The bar for a 50-bp cut is much higher because:

  1. Inflation continues to remain sticky

  2. Financial conditions have already eased on the Fed’s dovishness. Too dovish and the markets will start to question the Fed’s independence. We’re already on that path.

  3. The impact of the labor market revisions has already played out to a large extent in the GDP growth numbers. Yes, there’s always a lag, but so far, GDP growth, while slowing, still remains relatively resilient.

  4. The Fed did a jumbo cut last year, and that proved to be somewhat of a mistake.

Now, all of this is conjecture, and none of us knows for sure what is coming. The Fed has surprised us in the past and can very well do so again.

But aside from a jumbo cut, what else could be in the works? We also want to address what the impact could be for markets from here on out, and possible trades to look at.

September 2025 FOMC Expectations

We expect the presser to be in line with Powell’s Jackson Hole comments - highlighting the weakness in the labor market and talking about upside risks to inflation.

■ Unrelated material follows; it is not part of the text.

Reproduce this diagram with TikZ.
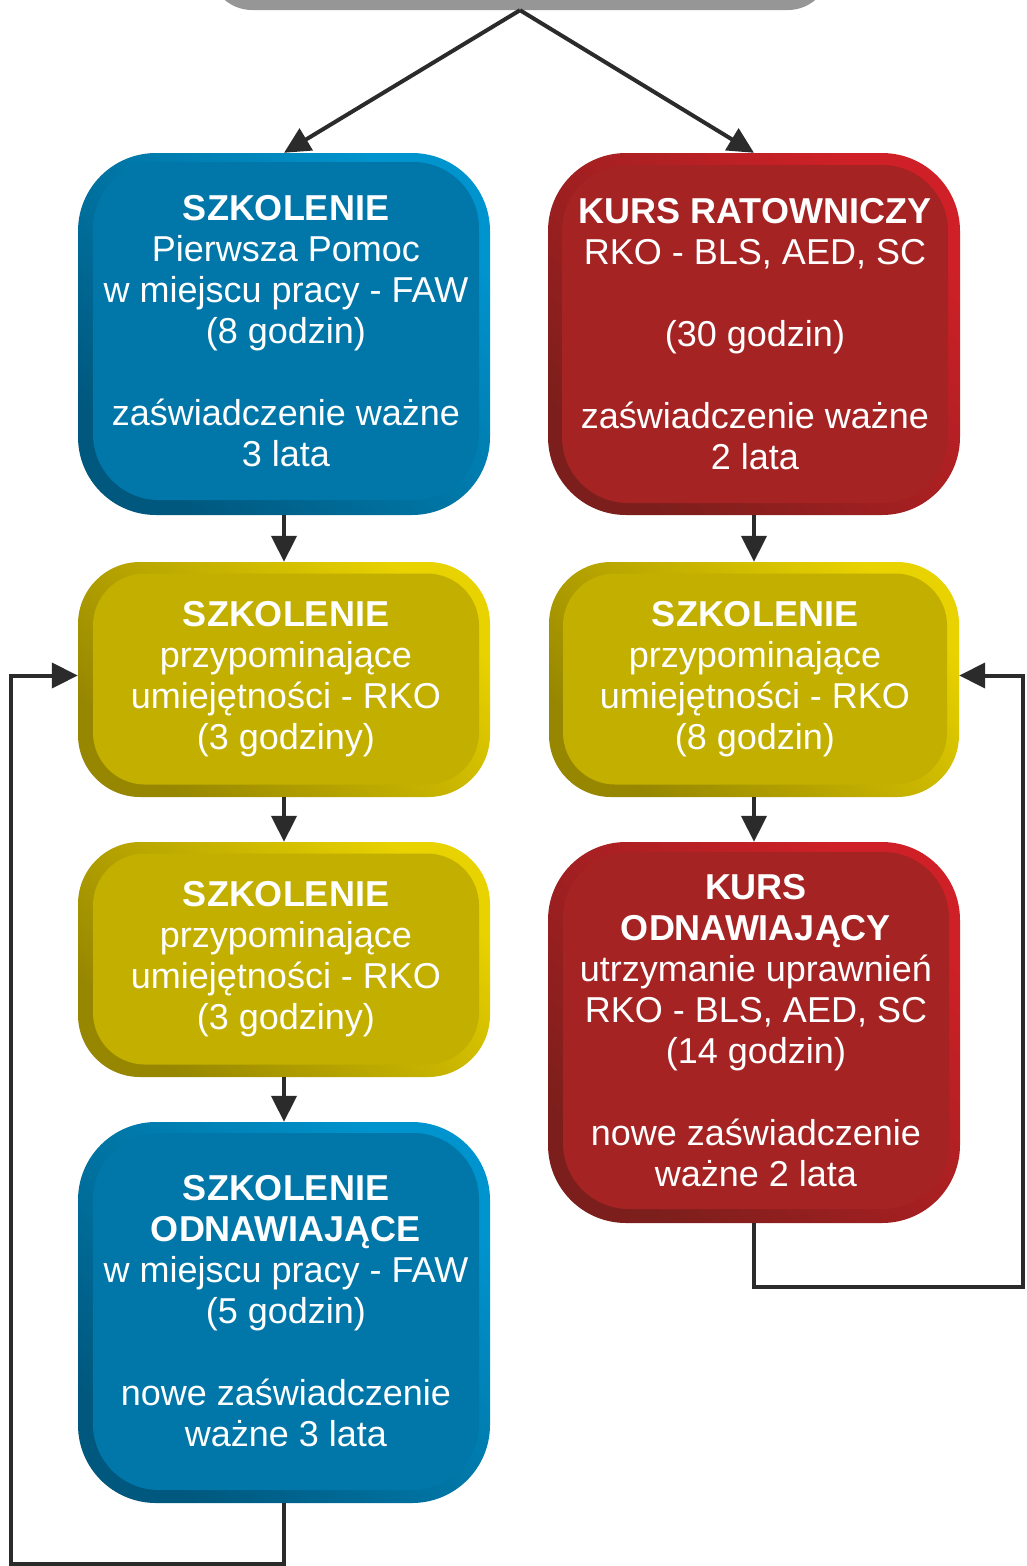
\documentclass[tikz,border=0pt]{standalone}
\usepackage{fontspec}
\setmainfont{Liberation Sans}
\usetikzlibrary{arrows.meta,calc}
\definecolor{bluemain}{HTML}{0077A8}
\definecolor{bluelight}{HTML}{0094CE}
\definecolor{bluedark}{HTML}{00587E}
\definecolor{redmain}{HTML}{A52323}
\definecolor{redlight}{HTML}{CF2027}
\definecolor{reddark}{HTML}{7C1F1C}
\definecolor{yelmain}{HTML}{C2AF00}
\definecolor{yellight}{HTML}{E8D200}
\definecolor{yeldark}{HTML}{968600}
\definecolor{graybox}{HTML}{969696}
\definecolor{linec}{HTML}{2B2B2B}
\begin{document}
\begin{tikzpicture}[x=1pt,y=-1pt,
  outerbox/.style={inner sep=0pt, minimum width=412pt},
  bluebevel/.style={outerbox, rounded corners=78pt, top color=bluelight, bottom color=bluedark, shading angle=-45},
  redbevel/.style={outerbox, rounded corners=78pt, top color=redlight, bottom color=reddark, shading angle=-45},
  yelbevel/.style={outerbox, rounded corners=62pt, top color=yellight, bottom color=yeldark, shading angle=-45},
  innerbox/.style={inner sep=0pt, minimum width=386pt, text=white, align=center,
    font=\fontsize{36pt}{41pt}\selectfont},
  blueinner/.style={innerbox, rounded corners=66pt, fill=bluemain},
  redinner/.style={innerbox, rounded corners=66pt, fill=redmain},
  yelinner/.style={innerbox, rounded corners=52pt, fill=yelmain},
  conn/.style={draw=linec, line width=4pt, -{Triangle[length=26pt,width=25pt]}}]
\clip (0,0) rectangle (1026,1566);
% top gray box
\node[fill=graybox, rounded corners=42pt, minimum width=620pt, minimum height=100pt, inner sep=0pt] (top) at (520,-40) {};
% outer bevel boxes
\node[bluebevel, minimum height=362pt] (b1) at (284,334) {};
\node[redbevel, minimum height=362pt] (r1) at (754,334) {};
\node[yelbevel, minimum height=235pt] (y1) at (284,679.5) {};
\node[yelbevel, minimum height=235pt, minimum width=410pt] (yr) at (754,679.5) {};
\node[yelbevel, minimum height=235pt] (y2) at (284,959.5) {};
\node[bluebevel, minimum height=381pt] (b2) at (284,1312.5) {};
\node[redbevel, minimum height=381pt] (r2) at (754,1032.5) {};
% inner faces with text
\node[blueinner, minimum height=338pt] (b1in) at (286,331) {\textbf{SZKOLENIE}\\Pierwsza Pomoc\\w miejscu pracy - FAW\\(8 godzin)\\[41pt]zaświadczenie ważne\\3 lata};
\node[redinner, minimum height=338pt] (r1in) at (755,334) {\textbf{KURS RATOWNICZY}\\RKO - BLS, AED, SC\\[41pt](30 godzin)\\[41pt]zaświadczenie ważne\\2 lata};
\node[yelinner, minimum height=211pt] (y1in) at (286,679) {\textbf{SZKOLENIE}\\przypominające\\umiejętności - RKO\\(3 godziny)};
\node[yelinner, minimum height=211pt, minimum width=384pt] (yrin) at (755,679) {\textbf{SZKOLENIE}\\przypominające\\umiejętności - RKO\\(8 godzin)};
\node[yelinner, minimum height=211pt] (y2in) at (286,959) {\textbf{SZKOLENIE}\\przypominające\\umiejętności - RKO\\(3 godziny)};
\node[blueinner, minimum height=357pt] (b2in) at (286,1311.5) {\textbf{SZKOLENIE}\\\textbf{ODNAWIAJĄCE}\\w miejscu pracy - FAW\\(5 godzin)\\[41pt]nowe zaświadczenie\\ważne 3 lata};
\node[redinner, minimum height=357pt] (r2in) at (756,1030.5) {\textbf{KURS}\\\textbf{ODNAWIAJĄCY}\\utrzymanie uprawnień\\RKO - BLS, AED, SC\\(14 godzin)\\[41pt]nowe zaświadczenie\\ważne 2 lata};
% connectors
\draw[conn] (top.south) -- (b1.north);
\draw[conn] (top.south) -- (r1.north);
\draw[conn] (b1.south) -- (y1.north);
\draw[conn] (r1.south) -- (yr.north);
\draw[conn] (y1.south) -- (y2.north);
\draw[conn] (y2.south) -- (b2.north);
\draw[conn] (yr.south) -- (r2.north);
\coordinate (bl) at (11,1564);
\coordinate (br) at (1023,1287);
\draw[conn] (b2.south) -- (b2.south |- bl) -- (bl) |- ([yshift=4pt]y1.west);
\draw[conn] (r2.south) -- (r2.south |- br) -- (br) |- ([yshift=4pt]yr.east);
\end{tikzpicture}
\end{document}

Tomorrow’s rate decision also comes with the Summary of Economic Projections.

Last time, we saw a significant reduction in GDP growth for 2025, with an increase in inflation projections.

This time, we expect some adjustment to the Unemployment number, but we don’t expect any changes in the Fed Funds rate projections. The current projection stands at 3.9% for 2025, equating to two rate cuts, and we don’t expect more than that for the year.